Growth decelerating for 3 consecutive months:

Retail sales disappointed for a second month in a row. Retail sales were flat in July, following a 0.2 percent gain the month before (originally up 0.2 percent). Analysts forecast for a 0.2 percent rise in July.

Motor vehicles slipped 0.2 percent, following a decrease of 0.3 percent in June. Excluding motor vehicles, sales edged up 0.1 percent, following an increase of 0.4 percent in June. Forecasts were for 0.4 percent. Excluding motor vehicles and gasoline, sales nudged up 0.1 percent in July after jumping 0.6 percent the prior month. The median market forecast for July was for 0.3 percent.
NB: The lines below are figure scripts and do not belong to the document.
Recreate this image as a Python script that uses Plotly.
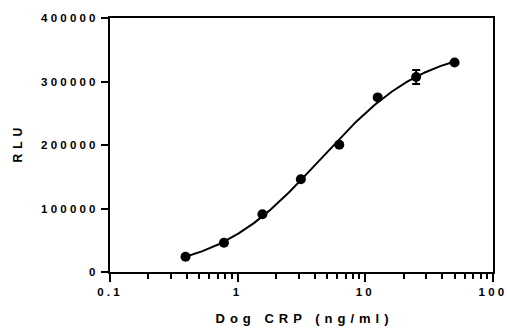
import numpy as np
import plotly.graph_objects as go

# Data
conc = [0.390625, 0.78125, 1.5625, 3.125, 6.25, 12.5, 25, 50]
rlu = [24000, 46000, 91000, 146000, 200500, 275000, 307000, 330000]
rlu_err = [0, 0, 0, 0, 0, 0, 11000, 0]

x_tickvals = [0.1, 1, 10, 100]
x_ticktext = ["0.1", "1", "10", "100"]
y_tickvals = [0, 100000, 200000, 300000, 400000]
y_ticktext = ["0", "100000", "200000", "300000", "400000"]

FONT = "Liberation Sans, Arial, sans-serif"

# 4-parameter logistic fit of the data (grid over EC50/slope, linear LS for bottom/top)
xa = np.array(conc, dtype=float)
ya = np.array(rlu, dtype=float)
best = None
for lc in np.linspace(-0.5, 2.0, 251):
    for b in np.linspace(0.5, 2.5, 201):
        g = 1.0 / (1.0 + (10 ** lc / xa) ** b)
        A = np.column_stack([1 - g, g])
        coef, *_ = np.linalg.lstsq(A, ya, rcond=None)
        r = np.sum((A @ coef - ya) ** 2)
        if best is None or r < best[0]:
            best = (r, lc, b, coef)
_, lc, b, coef = best
xf = np.logspace(np.log10(xa.min()), np.log10(xa.max()), 200)
gf = 1.0 / (1.0 + (10 ** lc / xf) ** b)
yf = coef[0] * (1 - gf) + coef[1] * gf

fig = go.Figure()
fig.add_trace(go.Scatter(
    x=xf, y=yf, mode="lines", line=dict(color="black", width=2),
    hoverinfo="skip", showlegend=False))
fig.add_trace(go.Scatter(
    x=conc, y=rlu, mode="markers",
    marker=dict(color="black", size=10),
    error_y=dict(type="data", array=rlu_err, visible=True, color="black", thickness=2, width=4),
    showlegend=False))

fig.update_layout(
    width=507, height=330,
    margin=dict(l=110, r=14, t=18, b=58),
    paper_bgcolor="white", plot_bgcolor="white",
    font=dict(family=FONT, color="black", size=11, weight="bold"),
    annotations=[
        dict(text="Dog CRP (ng/ml)", xref="paper", yref="paper", x=0.5, y=0,
             yshift=-46, xshift=3, yanchor="middle", xanchor="center", showarrow=False,
             font=dict(size=13, family=FONT, weight="bold", color="black")),
        dict(text="RLU", xref="paper", yref="paper", x=0, y=0.5,
             xshift=-92, yshift=2, xanchor="center", yanchor="middle", textangle=-90, showarrow=False,
             font=dict(size=12, family=FONT, weight="bold", color="black")),
    ],
)
fig.update_xaxes(
    type="log", range=[-1, 2], automargin=False,
    tickvals=x_tickvals, ticktext=x_ticktext,
    ticks="outside", ticklen=8, tickwidth=2, tickcolor="black",
    minor=dict(ticks="outside", ticklen=5, tickwidth=2, tickcolor="black", dtick="D1", showgrid=False),
    showline=True, linecolor="black", linewidth=2, mirror=True,
    showgrid=False, zeroline=False,
    tickfont=dict(size=11.5, family=FONT, weight="bold"),
)
fig.update_yaxes(
    range=[0, 400000], automargin=False,
    tickvals=y_tickvals, ticktext=y_ticktext,
    ticks="outside", ticklen=7, tickwidth=2, tickcolor="black",
    showline=True, linecolor="black", linewidth=2, mirror=True,
    showgrid=False, zeroline=False,
    tickfont=dict(size=11.5, family=FONT, weight="bold"),
)

post = """
document.body.style.margin='0';
document.body.style.overflow='hidden';
var gd = document.getElementById('{plot_id}');
gd.querySelectorAll('.xtick text, .ytick text').forEach(function(t){ t.style.letterSpacing='3.2px'; });
gd.querySelectorAll('.annotation-text').forEach(function(t){ t.style.letterSpacing='5px'; });
"""
fig.write_html("out.html", post_script=post, config={"displayModeBar": False})
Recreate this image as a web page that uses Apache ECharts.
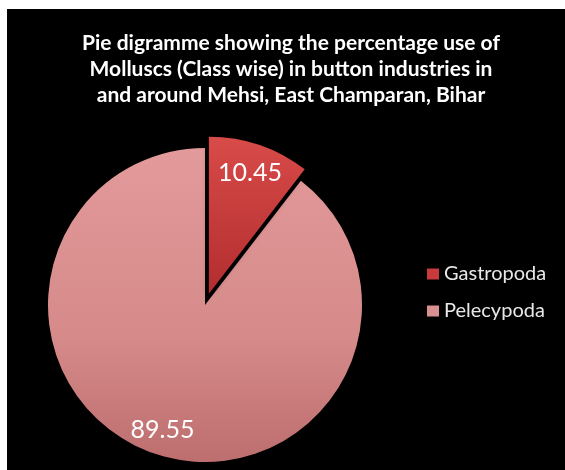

While consumer spending was healthy in the second quarter, that does not appear to be the case for the third quarter based on July data.

Mtg purchase apps down for the week and down 10% year over year:

MBA Purchase Applications

Demand for purchase applications remained flat in the August 8 week, down 1.0 percent for the second straight week. Year-on-year, purchase applications are down 10.0 percent. Demand for refinancing is also weak, down 4.0 percent in the week. The declines come despite a dip in mortgage rates where the average 30-year mortgage rate for conforming loans ($417,500 or higher) fell 2 basis points to 4.24 percent.

Home Price Growth Slowdown a Mixed Trend for Economy (WSJ) Single-family housing prices rose 4.4% in the year that ended in the second quarter, the slowest annual pace since 2012, according to a report released Tuesday by National Association of Realtors. The association found that median prices for existing single-family homes grew year-over-year in 122 of 173 metropolitan areas it tracked, while prices declined in 47 metro areas. Only 19 areas showed double-digit year-over-year price increases, a substantial drop from the 37 cities that showed such increases in the first quarter.While the median existing single-family home price between the second quarters of 2013 and 2014 rose 7.3% in the West to $297,400, home prices in the Northeast fell 0.9% to $255,500, the report said.

Japan GDP shrinks sharper than after 1997 tax hike (Nikkei) The Cabinet Office said in a preliminary report Wednesday that real gross domestic product for April-June contracted at an annualized rate of 6.8% from the previous quarter. The decline was steeper than in the same quarter of 1997, after sales tax was raised from 3% to 5%. At that time, the economy shrank 3.5%. Economic and Fiscal Policy Minister Akira Amari was unfazed by the big contraction. “The backlash will ease down the road,” he said at a news conference after the GDP results were announced. He said the economy will return to a mild recovery path after summer. “Production shifts to overseas are well underway,” said Amari, indicating that the export decline this time is a long-term structural trend.

China July property investment slows, sales drop sharply (Reuters) Property investment grew 13.7 percent in the first seven months from a year ago, down from an annual rise of 14.1 percent in the first half. Newly started property construction dropped 12.8 percent in the January to July period from the same time a year ago, though the decline easing from an annual drop of 16.4 percent in the first six months. Meanwhile, property sales dropped 16.3 percent in July in terms of floor space, according to Reuters calculations based on official data. That compared with a 0.2 annual drop in June. The NBS data showed mortgage loans fell 3.7 percent in the first seven months of 2014, unchanged from the first half.

Surprisingly weak China July money data cast doubts on recovery’s durability (Reuters) China’s total social financing (TSF) aggregate fell to 273.1 billion yuan ($44.34 billion) in July, about one seventh of that in June. The People’s Bank of China took the unusual step of issuing a statement immediately after the data, reassuring markets that credit and financing growth was still reasonable and that it had not changed its monetary policy. Non-performing loans have now risen for 11 straight quarters, the central bank’s statement said. Chinese banks made 385.2 billion yuan ($62.53 billion) worth of new yuan loans in July, down sharply from 1.08 trillion yuan in June and well below expectations of 727.5 billion yuan, central bank data showed on Wednesday.–

Overly tight fiscal globally continues to put the squeeze on output and employment.